On Mon, 2018-04-02 at 11:53 +0530, Sreekanth Reddy wrote:
On Fri, Mar 30, 2018 at 5:29 PM, Christoph Hellwig hch@infradead.org wrote:
On Fri, Mar 30, 2018 at 03:07:12PM +0530, Chaitra P B wrote:
Check scsi tracker for NULL before accessing it. And in some places there are possibilities for getting valid st but still other fields are not set.
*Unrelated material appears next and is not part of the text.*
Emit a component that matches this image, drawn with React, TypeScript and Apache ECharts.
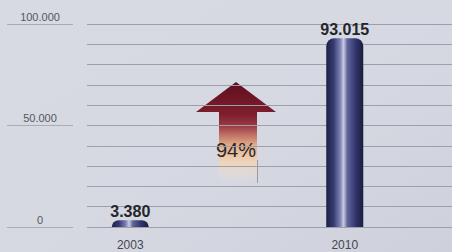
import React, { useEffect, useRef } from "react";
import * as echarts from "echarts";

const categories = ["2003", "2010"];
const values = [3380, 93015];
const valueLabels = ["3.380", "93.015"];
const yTickLabels: Record<number, string> = { 0: "0", 50000: "50.000", 100000: "100.000" };
const growthLabel = "94%";
const yMax = 100000;

export default function App() {
  const ref = useRef<HTMLDivElement>(null);
  useEffect(() => {
    const chart = echarts.init(ref.current!, undefined, { renderer: "svg" });
    const barGradient = new echarts.graphic.LinearGradient(0, 0, 1, 0, [
      { offset: 0, color: "#1c1f44" },
      { offset: 0.2, color: "#363b72" },
      { offset: 0.38, color: "#7e83b6" },
      { offset: 0.47, color: "#c8cbe2" },
      { offset: 0.57, color: "#5f649a" },
      { offset: 0.8, color: "#30346a" },
      { offset: 1, color: "#1a1d3e" },
    ]);
    const arrowGradient = new echarts.graphic.LinearGradient(0, 0, 0, 1, [
      { offset: 0, color: "#5e0e1e" },
      { offset: 0.32, color: "#7e1e2e" },
      { offset: 0.44, color: "#9a3a44" },
      { offset: 0.54, color: "#c47868" },
      { offset: 0.64, color: "#e4b08c" },
      { offset: 0.8, color: "#efd4ba" },
      { offset: 1, color: "rgba(236,224,214,0)" },
    ]);
    chart.setOption({
      animation: false,
      backgroundColor: new echarts.graphic.LinearGradient(0, 0, 1, 1, [
        { offset: 0, color: "#d8dae1" },
        { offset: 0.5, color: "#d7d9e2" },
        { offset: 1, color: "#ced1dc" },
      ]),
      grid: [
        { left: 87, right: 0, top: 24, bottom: 25 },
        { left: 7, width: 66, top: 24, bottom: 25 },
        { left: 23, width: 442, top: 24, bottom: 25 },
      ],
      xAxis: [
        { gridIndex: 0, type: "value", show: false },
        { gridIndex: 1, type: "value", show: false },
        {
          gridIndex: 2,
          type: "category",
          data: categories,
          axisLine: { show: false },
          axisTick: { show: false },
          axisLabel: { color: "#45474f", fontSize: 12, margin: 12, fontFamily: "Liberation Sans" },
        },
      ],
      yAxis: [
        {
          gridIndex: 0,
          type: "value",
          min: 0,
          max: yMax,
          interval: 10000,
          axisLabel: { show: false },
          axisLine: { show: false },
          axisTick: { show: false },
          splitLine: { lineStyle: { color: "#9da0aa", width: 1 } },
        },
        {
          gridIndex: 1,
          type: "value",
          min: 0,
          max: yMax,
          interval: 50000,
          axisLine: { show: false },
          axisTick: { show: false },
          splitLine: { lineStyle: { color: "#a9acb5", width: 1 } },
          axisLabel: {
            inside: true,
            align: "center",
            verticalAlign: "bottom",
            margin: 33,
            padding: [0, 0, 2, 0],
            color: "#54565e",
            fontSize: 11,
            fontFamily: "Liberation Sans",
            formatter: (v: number) => yTickLabels[v] ?? "",
          },
        },
        { gridIndex: 2, type: "value", min: 0, max: yMax, show: false },
      ],
      series: [
        {
          type: "bar",
          xAxisIndex: 2,
          yAxisIndex: 2,
          data: values,
          barWidth: 37,
          itemStyle: { color: barGradient, borderRadius: [8, 8, 0, 0] },
          label: {
            show: true,
            position: "top",
            distance: 1,
            color: "#25262b",
            fontWeight: "bold",
            fontFamily: "Liberation Sans",
            fontSize: 16,
            formatter: (p: any) => valueLabels[p.dataIndex],
          },
        },
      ],
      graphic: [
        {
          type: "polygon",
          shape: {
            points: [
              [236, 82],
              [276, 112],
              [257, 112],
              [257, 182],
              [219, 182],
              [219, 112],
              [196, 112],
            ],
          },
          style: { fill: arrowGradient },
        },
        {
          type: "line",
          shape: { x1: 257.5, y1: 160, x2: 257.5, y2: 183 },
          style: { stroke: "#9a9aa2", lineWidth: 1 },
        },
        {
          type: "text",
          x: 236,
          y: 150,
          style: {
            text: growthLabel,
            fill: "#2a2628",
            fontSize: 20,
            fontFamily: "Liberation Sans",
            align: "center",
            verticalAlign: "middle",
          },
        },
      ],
    });
    return () => chart.dispose();
  }, []);
  return <div ref={ref} style={{ position: "fixed", left: 0, top: 0, width: 452, height: 252 }} />;
}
Please explain how that could ever happen. You should never see a scsi_cmnd without the device pointer.
Chris,
Here is one example, During Host reset operation time driver will flush out all the outstanding IO's to the SML in below function,
static void _scsih_flush_running_cmds(struct MPT3SAS_ADAPTER *ioc) { struct scsi_cmnd *scmd; struct scsiio_tracker *st; u16 smid; int count = 0;
[SR] Here driver is looping starting from smid one to HBA queue depth. for (smid = 1; smid <= ioc->scsiio_depth; smid++) {
[SR] Some times it is possible that scsi_cmnd might have created at SML but it might not be issued to the driver as host reset operation is going on, So here we will get non-NULL scmd. scmd = mpt3sas_scsih_scsi_lookup_get(ioc, smid); if (!scmd) continue; count++; _scsih_set_satl_pending(scmd, false); [SR] Here we are trying to get the scsi tracker 'st' for the above scmd (which is not received by the driver) and so fields of this 'st' are uninitialized. st = scsi_cmd_priv(scmd); [SR] And here we are trying to clear the scsi tracker 'st' which is not yet all initialized by the driver, in other terms we are trying to flush out the scmd command which is not yet all received by the driver. mpt3sas_base_clear_st(ioc, st); scsi_dma_unmap(scmd); if (ioc->pci_error_recovery || ioc->remove_host) scmd->result = DID_NO_CONNECT << 16; else scmd->result = DID_RESET << 16; scmd->scsi_done(scmd); } dtmprintk(ioc, pr_info(MPT3SAS_FMT "completing %d cmds\n", ioc->name, count)); }
Hello Sreekanth,
From mpt3sas_scsih_scsi_lookup_get():
st = scsi_cmd_priv(scmd); if (st->cb_idx == 0xFF) scmd = NULL;
From mpt3sas_base_get_smid(), mpt3sas_base_get_smid_scsiio() and mpt3sas_base_get_smid_hpr():
request->cb_idx = cb_idx;
Can _scsih_flush_running_cmds() be executed concurrently with scsih_qcmd()? In other words, can it happen that mpt3sas_scsih_scsi_lookup_get() sees that st->cb_idx == 0xff just before scsih_qcmd() assigns a value to .cb_idx? Can this cause _scsih_flush_running_cmds() to skip commands that it shouldn't skip?
Can it happen that _scsih_flush_running_cmds() calls .scsi_done() for a SCSI command just after scsih_qcmd() transferred control for that command to the firmware? Can that cause .scsi_done() to be called twice for the same command?
Thanks,
Bart.